Como un oleaje de fuerza pura, el animal empezó a ganar velocidad, con sus músculos tensándose y relajándose a un ritmo acompasado, y el frío y duro suelo centelleando bajo los cascos. El viento le azotaba la cara y hacía que sus ojos se llenaran de lágrimas, mientras la entusiasta yegua avanzaba a toda velocidad, cruzando las vastas hectáreas de pradera en las que la hierba había crecido hasta ascender por los viejos troncos de los árboles. A lo lejos, las cimas rocosas de las montañas cubiertas de nieve se recortaban contra un cielo que empezaba a oscurecer.

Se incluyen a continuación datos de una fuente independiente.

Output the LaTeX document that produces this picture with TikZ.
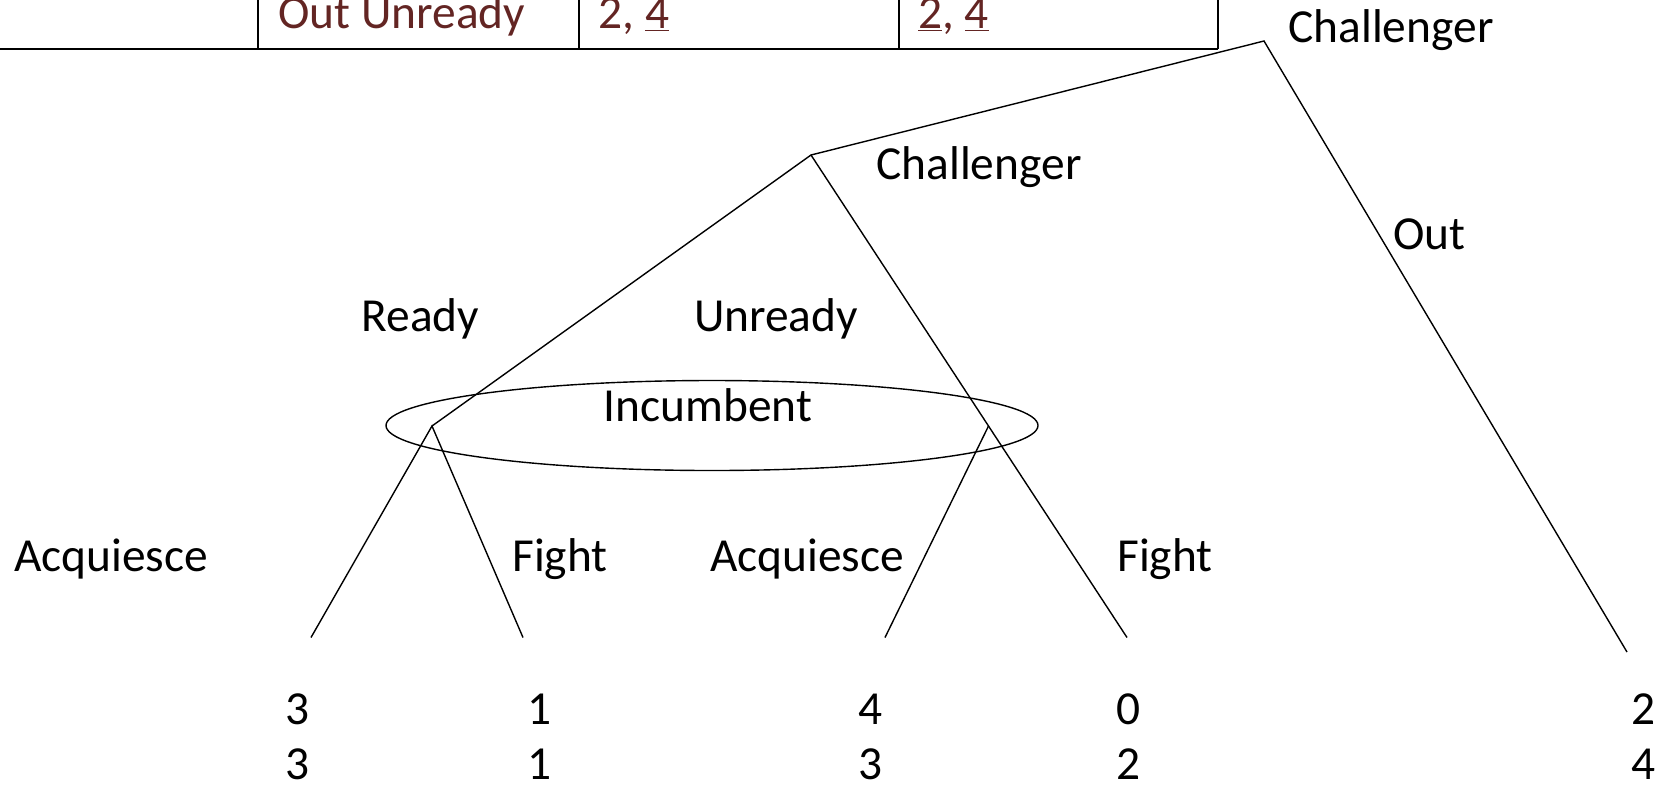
\documentclass[tikz,border=0pt]{standalone}
\usepackage{fontspec}
\setmainfont{Carlito}
\definecolor{tablered}{RGB}{99,37,35}
\begin{document}
\begin{tikzpicture}[x=0.5pt,y=-0.5pt,
  lbl/.style={inner sep=0pt,anchor=base,font=\fontsize{23.7}{28}\selectfont},
  cell/.style={lbl,anchor=base west,text=tablered},
  branch/.style={line width=0.7pt},
  rule/.style={line width=1.1pt}]
\useasboundingbox (0,0) rectangle (1666,784);

% payoff table (lower edge)
\draw[rule] (0,49) -- (1218,49);
\foreach \x in {258,579,899,1218} \draw[rule] (\x,0) -- (\x,49);
\node[cell] (t1) at (278,28) {Out Unready};
\node[cell] (t2) at (598,28) {2, \underline{4}};
\node[cell] (t3) at (918,28) {\underline{2}, \underline{4}};

% decision points and terminal ends
\coordinate (root) at (1264,41);
\coordinate (ch2) at (811,155);
\coordinate (inL) at (432,426);
\coordinate (inR) at (988.5,426);
\coordinate (outEnd) at (1627,652);
\coordinate (lAcq) at (311,637.5);
\coordinate (lFig) at (523,637.5);
\coordinate (rAcq) at (885,637.5);
\coordinate (rFig) at (1127,637.5);

% branches
\draw[branch] (ch2) -- (root) -- (outEnd);
\draw[branch] (inL) -- (ch2) -- (inR) -- (rFig);
\draw[branch] (lAcq) -- (inL) -- (lFig);
\draw[branch] (inR) -- (rAcq);

% information set
\draw[branch] (712,425.5) ellipse [x radius=326, y radius=45];

% player and move labels
\node[lbl,anchor=base west] (pRoot) at (1288,42) {Challenger};
\node[lbl,anchor=base west] (pCh2) at (876,179) {Challenger};
\node[lbl,anchor=base west] (mOut) at (1393,249) {Out};
\node[lbl] (mReady) at (420.5,331) {Ready};
\node[lbl] (mUnready) at (776,331) {Unready};
\node[lbl] (pInc) at (708,421) {Incumbent};
\node[lbl] (mAcqL) at (111,571) {Acquiesce};
\node[lbl] (mFigL) at (560,571) {Fight};
\node[lbl] (mAcqR) at (807,571) {Acquiesce};
\node[lbl] (mFigR) at (1165,571) {Fight};

% payoffs
\foreach \x/\a/\b [count=\i] in {297.5/3/3, 540/1/1, 871/4/3, 1128/0/2, 1643/2/4} {
  \node[lbl] (pa\i) at (\x,724) {\a};
  \node[lbl] (pb\i) at (\x,779) {\b};
}
\end{tikzpicture}
\end{document}
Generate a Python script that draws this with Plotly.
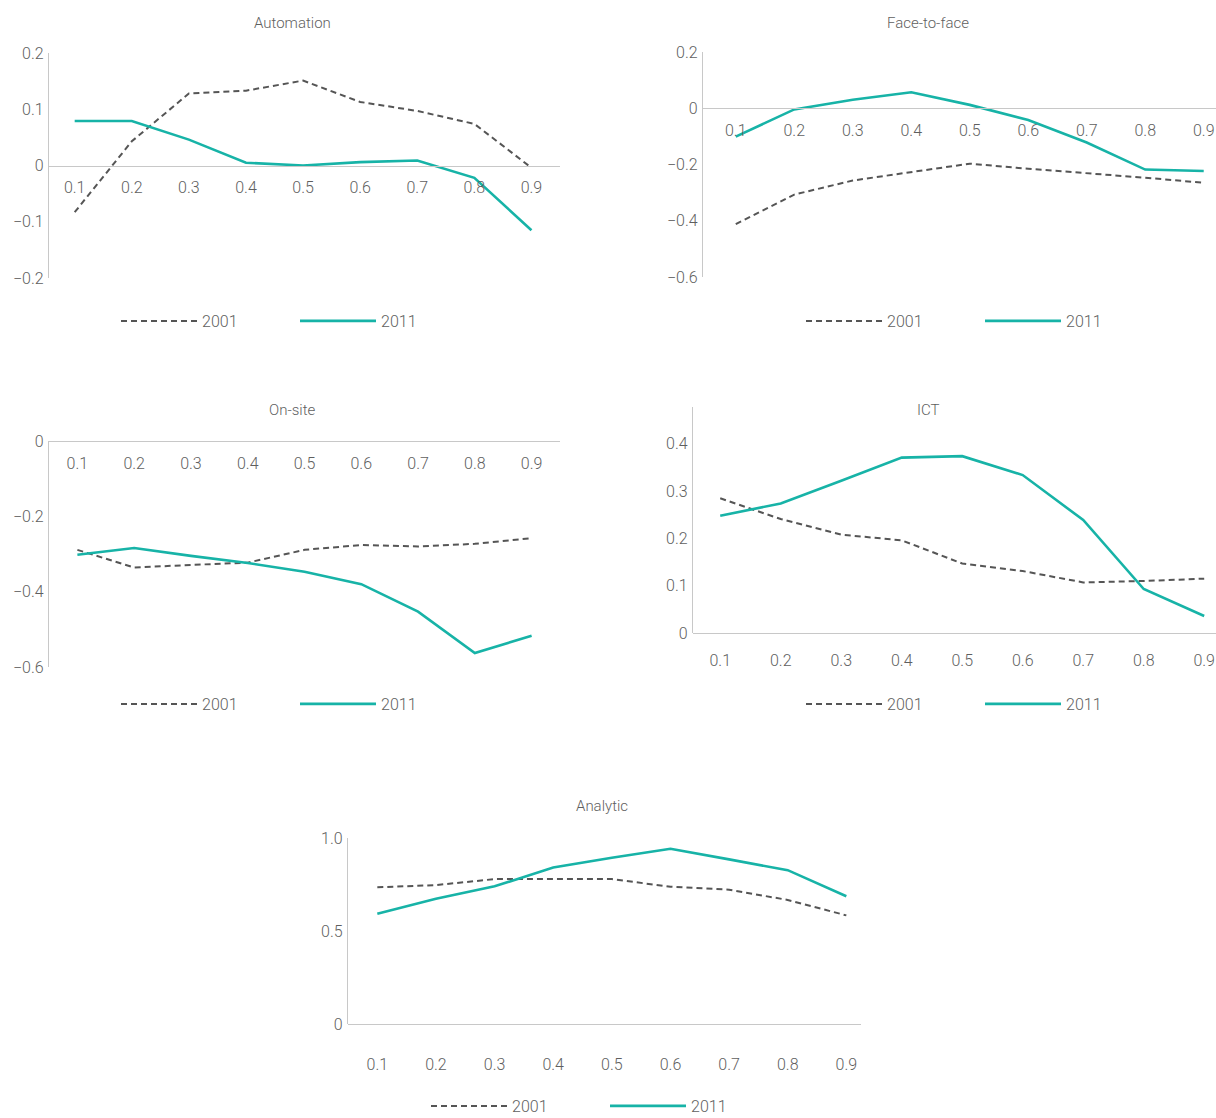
import plotly.graph_objects as go

deciles = ["0.1", "0.2", "0.3", "0.4", "0.5", "0.6", "0.7", "0.8", "0.9"]
series_names = ["2001", "2011"]

automation_2001 = [-0.083, 0.043, 0.128, 0.133, 0.151, 0.113, 0.097, 0.074, -0.004]
automation_2011 = [0.079, 0.079, 0.046, 0.005, 0.0, 0.006, 0.009, -0.022, -0.115]

face_2001 = [-0.412, -0.307, -0.257, -0.227, -0.197, -0.215, -0.230, -0.247, -0.265]
face_2011 = [-0.101, -0.004, 0.030, 0.057, 0.012, -0.042, -0.122, -0.218, -0.223]

onsite_2001 = [-0.289, -0.336, -0.329, -0.323, -0.289, -0.276, -0.280, -0.273, -0.258]
onsite_2011 = [-0.302, -0.284, -0.305, -0.324, -0.347, -0.380, -0.453, -0.563, -0.517]

ict_2001 = [0.285, 0.241, 0.208, 0.196, 0.147, 0.131, 0.107, 0.110, 0.115]
ict_2011 = [0.248, 0.274, 0.322, 0.371, 0.374, 0.334, 0.239, 0.093, 0.036]

analytic_2001 = [0.735, 0.747, 0.779, 0.779, 0.779, 0.738, 0.722, 0.667, 0.584]
analytic_2011 = [0.593, 0.673, 0.740, 0.841, 0.894, 0.942, 0.885, 0.827, 0.687]

titles = ["Automation", "Face-to-face", "On-site", "ICT", "Analytic"]

auto_ticks = [0.2, 0.1, 0, -0.1, -0.2]
auto_ticktext = ["0.2", "0.1", "0", "−0.1", "−0.2"]
face_ticks = [0.2, 0, -0.2, -0.4, -0.6]
face_ticktext = ["0.2", "0", "−0.2", "−0.4", "−0.6"]
onsite_ticks = [0, -0.2, -0.4, -0.6]
onsite_ticktext = ["0", "−0.2", "−0.4", "−0.6"]
ict_ticks = [0, 0.1, 0.2, 0.3, 0.4]
ict_ticktext = ["0", "0.1", "0.2", "0.3", "0.4"]
analytic_ticks = [0, 0.5, 1.0]
analytic_ticktext = ["0", "0.5", "1.0"]

W, H = 1216, 1118
TEAL = "#17b3a7"
DARK = "#555555"
AXIS = "#c8c8c8"
TEXT = "#5f5f5f"
FONT = "Roboto"
TICK_SIZE = 16
TITLE_SIZE = 15


def fx(px):
    return px / W


def fy(px):
    return 1 - px / H


panels = [
    dict(d01=automation_2001, d11=automation_2011, xd=(49, 560), yd=(53, 278), yr=(-0.2, 0.2),
         xr=(-0.45, 8.5), tv=auto_ticks, tt=auto_ticktext, xzero=True, tl=7,
         title=(292, 23), leg=(121, 321)),
    dict(d01=face_2001, d11=face_2011, xd=(703, 1216), yd=(52, 277), yr=(-0.6, 0.2),
         xr=(-0.56, 8.21), tv=face_ticks, tt=face_ticktext, xzero=True, tl=7,
         title=(928, 23), leg=(806, 321)),
    dict(d01=onsite_2001, d11=onsite_2011, xd=(49, 560), yd=(441, 667), yr=(-0.6, 0.0),
         xr=(-0.5, 8.5), tv=onsite_ticks, tt=onsite_ticktext, xzero=True, tl=8,
         title=(292, 410), leg=(121, 704)),
    dict(d01=ict_2001, d11=ict_2011, xd=(693, 1216), yd=(407, 633), yr=(0.0, 0.478),
         xr=(-0.45, 8.195), tv=ict_ticks, tt=ict_ticktext, xzero=False, tl=13,
         title=(928, 410), leg=(806, 704)),
    dict(d01=analytic_2001, d11=analytic_2011, xd=(348, 861), yd=(838, 1024), yr=(0.0, 1.0),
         xr=(-0.5, 8.25), tv=analytic_ticks, tt=analytic_ticktext, xzero=False, tl=26,
         title=(602, 806), leg=(431, 1106)),
]

fig = go.Figure()
layout = dict(
    width=W, height=H,
    margin=dict(l=0, r=0, t=0, b=0, autoexpand=False),
    paper_bgcolor="white", plot_bgcolor="white",
    font=dict(family=FONT, color=TEXT, size=TICK_SIZE, weight=300),
    annotations=[],
)

for i, p in enumerate(panels):
    n = i + 1
    xa = "x" if n == 1 else f"x{n}"
    ya = "y" if n == 1 else f"y{n}"
    lg = "legend" if n == 1 else f"legend{n}"
    fig.add_trace(go.Scatter(x=deciles, y=p["d01"], mode="lines", name=series_names[0],
                             line=dict(color=DARK, width=2, dash="6px,4px"),
                             xaxis=xa, yaxis=ya, legend=lg, cliponaxis=False))
    fig.add_trace(go.Scatter(x=deciles, y=p["d11"], mode="lines", name=series_names[1],
                             line=dict(color=TEAL, width=2.6),
                             xaxis=xa, yaxis=ya, legend=lg, cliponaxis=False))
    ydom = [fy(p["yd"][1]), fy(p["yd"][0])]
    y0, y1 = p["yr"]
    if p["xzero"]:
        pos = ydom[0] + (0 - y0) / (y1 - y0) * (ydom[1] - ydom[0])
    else:
        pos = ydom[0]
    xkey = "xaxis" if n == 1 else f"xaxis{n}"
    ykey = "yaxis" if n == 1 else f"yaxis{n}"
    layout[xkey] = dict(
        domain=[fx(p["xd"][0]), min(1.0, fx(p["xd"][1]))], range=list(p["xr"]),
        type="category", anchor="free", position=pos, automargin=False,
        showline=True, linecolor=AXIS, linewidth=1.3, showgrid=False, zeroline=False,
        ticks="outside", ticklen=p["tl"], tickcolor="rgba(0,0,0,0)",
        tickfont=dict(size=TICK_SIZE, color=TEXT, family=FONT, weight=300),
    )
    layout[ykey] = dict(
        domain=ydom, range=list(p["yr"]), anchor=xa, automargin=False,
        showline=True, linecolor=AXIS, linewidth=1.3, showgrid=False, zeroline=False,
        tickvals=p["tv"], ticktext=p["tt"],
        ticks="outside", ticklen=1, tickcolor="rgba(0,0,0,0)",
        tickfont=dict(size=TICK_SIZE, color=TEXT, family=FONT, weight=300),
    )
    layout["annotations"].append(dict(
        text=titles[i], x=fx(p["title"][0]), y=fy(p["title"][1]), xref="paper", yref="paper",
        xanchor="center", yanchor="middle", showarrow=False,
        font=dict(size=TITLE_SIZE, color=TEXT, family=FONT, weight=300),
    ))
    layout[lg] = dict(
        orientation="h", x=fx(p["leg"][0] - 5), y=fy(p["leg"][1]), xanchor="left", yanchor="middle",
        xref="paper", yref="paper", entrywidth=88, entrywidthmode="pixels", itemwidth=76,
        font=dict(size=TICK_SIZE, color=TEXT, family=FONT, weight=300), bgcolor="rgba(0,0,0,0)",
    )

fig.update_layout(**layout)
fig.write_html(
    "out.html",
    config={"displayModeBar": False},
    post_script="document.body.style.margin='0';document.documentElement.style.overflow='hidden';document.body.style.overflow='hidden';",
)
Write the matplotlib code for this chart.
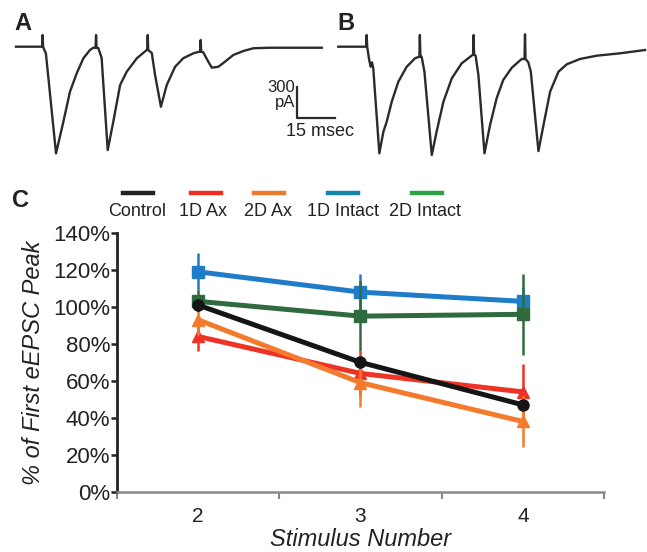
import matplotlib
matplotlib.use("Agg")
import matplotlib.pyplot as plt
from matplotlib.lines import Line2D
import numpy as np

plt.rcParams['font.family'] = ['Liberation Sans', 'DejaVu Sans']

# ---------------- data ----------------
stimulus = [2, 3, 4]
series_names = ["Control", "1D Ax", "2D Ax", "1D Intact", "2D Intact"]
control = [101, 70, 47]
control_err = [3, 3, 3]
ax1d = [84, 64, 54]
ax1d_err = [8, 12, 15]
ax2d = [93, 59, 38]
ax2d_err = [8, 13, 14]
intact1d = [119, 108, 103]
intact1d_err = [10, 10, 8]
intact2d = [103, 95, 96]
intact2d_err = [6, 19, 22]
y_ticks = [0, 20, 40, 60, 80, 100, 120, 140]
y_tick_labels = ["0%", "20%", "40%", "60%", "80%", "100%", "120%", "140%"]

# Trace A (ms, pA relative to baseline)
trace_a_t = [0, 10.1, 10.3, 10.5, 10.7, 11.2, 11.8, 15.8, 18.7, 21.3, 24.0, 26.6, 29.2, 30.5,
             31.4, 31.6, 31.8, 32.5, 33.8, 36.2, 38.4, 41.1, 43.7, 47.7, 51.6, 51.8, 52.0, 52.2,
             53.6, 54.9, 57.2, 59.5, 62.8, 66.0, 70.0, 72.4, 72.7, 72.9, 73.1, 73.9, 75.9, 77.3,
             79.9, 82.5, 85.8, 89.7, 93.7, 100.3, 120.7]
trace_a_i = [0, 0, 0, 113, 0, -32, -64, -1032, -726, -436, -255, -112, -32, -10,
             -10, 113, -10, -13, -109, -1000, -726, -371, -242, -112, -32, -32, 113, -32,
             -61, -274, -581, -371, -194, -112, -64, -48, -48, 65, -48, -54, -145, -203,
             -194, -145, -80, -42, -15, -10, -10]
# Trace B (ms, pA relative to baseline)
trace_b_t = [0, 10.9, 11.0, 11.2, 11.4, 12.2, 12.8, 13.3, 13.8, 16.2, 17.8, 19.1, 21.1, 23.7,
             27.0, 30.3, 32.0, 32.2, 32.4, 32.9, 34.0, 36.9, 38.8, 41.5, 44.8, 48.7, 53.3,
             53.4, 53.6, 54.2, 55.3, 57.7, 59.9, 62.5, 65.1, 68.5, 72.4, 73.5, 73.7, 73.9,
             75.0, 76.0, 79.0, 81.0, 83.6, 86.9, 90.2, 95.4, 102.0, 111.2, 121.1]
trace_b_i = [0, 0, 0, 113, 0, -129, -194, -151, -209, -1032, -823, -726, -532, -339,
             -194, -112, -97, 113, -97, -97, -242, -1048, -823, -532, -306, -161, -74,
             113, -74, -87, -274, -1032, -758, -499, -322, -203, -119, -119, 120, -119,
             -151, -242, -1010, -758, -436, -242, -170, -119, -87, -64, -32]

scale_ms = 15
scale_pa = 300

# ---------------- figure ----------------
W, H = 647, 552
fig = plt.figure(figsize=(W / 100, H / 100), dpi=100)

def fig_rect(x0, y0, x1, y1):
    return [x0 / W, 1 - y1 / H, (x1 - x0) / W, (y1 - y0) / H]

trace_color = "#2b2b2b"
px_ms = 38 / 15.0
px_pa = 31 / 300.0

# trace A axes
x0a = 16
axA = fig.add_axes(fig_rect(10, 25, 330, 165))
axA.plot(trace_a_t, trace_a_i, color=trace_color, lw=1.7, solid_joinstyle='round')
axA.set_xlim((10 - x0a) / px_ms, (330 - x0a) / px_ms)
axA.set_ylim(-(165 - 46.7) / px_pa, (46.7 - 25) / px_pa)
axA.axis('off')
# scale bar
sb_t = (297 - x0a) / px_ms
sb_i = -(117.7 - 46.7) / px_pa
axA.plot([sb_t, sb_t, sb_t + scale_ms], [sb_i + scale_pa, sb_i, sb_i],
         color=trace_color, lw=1.6, clip_on=False)
fig.text(295 / W, 1 - 88 / H, "300", ha='right', va='center', fontsize=12, color="#222")
fig.text(295 / W, 1 - 102.5 / H, "pA", ha='right', va='center', fontsize=12, color="#222")
fig.text(320 / W, 1 - 131 / H, "15 msec", ha='center', va='center', fontsize=13, color="#222")

# trace B axes
x0b = 338.3
axB = fig.add_axes(fig_rect(335, 25, 647, 165))
axB.plot(trace_b_t, trace_b_i, color=trace_color, lw=1.7, solid_joinstyle='round')
axB.set_xlim((335 - x0b) / px_ms, (647 - x0b) / px_ms)
axB.set_ylim(-(165 - 46.7) / px_pa, (46.7 - 25) / px_pa)
axB.axis('off')

# panel letters
fig.text(14 / W, 1 - 24 / H, "A", fontsize=17, fontweight='bold', ha='left', va='center', color="#222")
fig.text(337 / W, 1 - 24 / H, "B", fontsize=17, fontweight='bold', ha='left', va='center', color="#222")
fig.text(12 / W, 1 - 200 / H, "C", fontsize=17, fontweight='bold', ha='left', va='center', color="#222")

# main axes
ax = fig.add_axes(fig_rect(117, 233, 604, 491.7))
plot_colors = ["#151515", "#ee3326", "#f47b2c", "#1f7cc8", "#2f6b3e"]
markers = ["o", "^", "^", "s", "s"]
values = [control, ax1d, ax2d, intact1d, intact2d]
errors = [control_err, ax1d_err, ax2d_err, intact1d_err, intact2d_err]
zorders = [6, 4, 5, 3, 4]
for v, e, c, m, z in zip(values, errors, plot_colors, markers, zorders):
    ax.errorbar(stimulus, v, yerr=e, color=c, marker=m, markersize=8, lw=3.6,
                elinewidth=1.8, capsize=0, zorder=z)

ax.set_xlim(1.5, 4.5)
ax.set_ylim(0, 140)
ax.set_xticks(stimulus)
ax.set_xticklabels([str(s) for s in stimulus], fontsize=15)
ax.set_xticks([1.5, 2.5, 3.5, 4.5], minor=True)
ax.tick_params(axis='x', which='major', length=0, pad=11, colors="#222")
ax.tick_params(axis='x', which='minor', length=5, width=1.5, color="#888")
ax.set_yticks(y_ticks)
ax.set_yticklabels(y_tick_labels, fontsize=16)
ax.tick_params(axis='y', length=4, width=1.8, pad=1, colors="#222")
for s in ['top', 'right']:
    ax.spines[s].set_visible(False)
ax.spines['left'].set_linewidth(2)
ax.spines['left'].set_color("#222")
ax.spines['bottom'].set_linewidth(1.8)
ax.spines['bottom'].set_color("#8a8a8a")
ax.set_xlabel("Stimulus Number", fontsize=17, style='italic', color="#222")
ax.set_ylabel("% of First eEPSC Peak", fontsize=17, style='italic', color="#222")
ax.yaxis.set_label_coords((45 - 117) / (604 - 117), 0.5)
ax.xaxis.set_label_coords(0.5, -(528 - 491.7) / (491.7 - 233))

# legend (manual, label under line sample)
legend_colors = ["#222222", "#ec2f25", "#f07a2c", "#1585a8", "#2ea34a"]
legend_line_x = [(123, 153), (191, 221), (254, 284), (328, 358), (412, 442)]
legend_text_x = [137, 203, 268, 343, 425]
for name, c, (lx0, lx1), tx in zip(series_names, legend_colors, legend_line_x, legend_text_x):
    fig.add_artist(Line2D([lx0 / W, lx1 / W], [1 - 192.7 / H, 1 - 192.7 / H],
                          color=c, lw=3.2, transform=fig.transFigure))
    fig.text(tx / W, 1 - 211.5 / H, name, ha='center', va='center', fontsize=13, color="#222")

fig.savefig("out.png", dpi=100)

Ella animó al animal a que corriera más, temerosa de que, si aminoraba la marcha un solo instante, podría darse cuenta de la locura que estaba a punto de cometer y tirar de las riendas dando media vuelta, obligándose a regresar al rancho -a la segundad-, lejos de aquel hombre que tanto podía salvarla como destrozarla.

El caballo de Zach se dirigió hacia un bosque de árboles bajos y Adria siguió tras él.

– Vamos, más deprisa -gritó Adria con el aire saliendo de sus pulmones como un desgarrón, con el miedo de enfrentarse a su destino pululando en las sombras de su mente. Pero aun así, seguía avanzando, dando caza a aquel hombre, y a su sueño, acercándose cada vez más a él.

Al cabo de un rato, él tiró de las riendas y su caballo aminoró la marcha al llegar a la orilla de un ancho río, que bajaba de las colinas y caía formando un salvaje torrente plateado delante de un acantilado. Entonces, como si hubiera sentido que alguien le perseguía, Zach se volvió en la silla.

A ella estuvo a punto de parársele el corazón cuando vio su perfil, de ángulos duros y afilados, como la silueta de las impresionantes montañas que se alzaban ante él, salvaje como el río que avanzaba furioso por el cañón y abría una grieta de agua entre el bosque. Él apretó las mandíbulas y sus ojos se entornaron en un silencioso reproche, pero ella no hizo caso. Apretó los flancos de su yegua y siguió avanzando. En el rostro de Zach no había ni rastro de regocijo.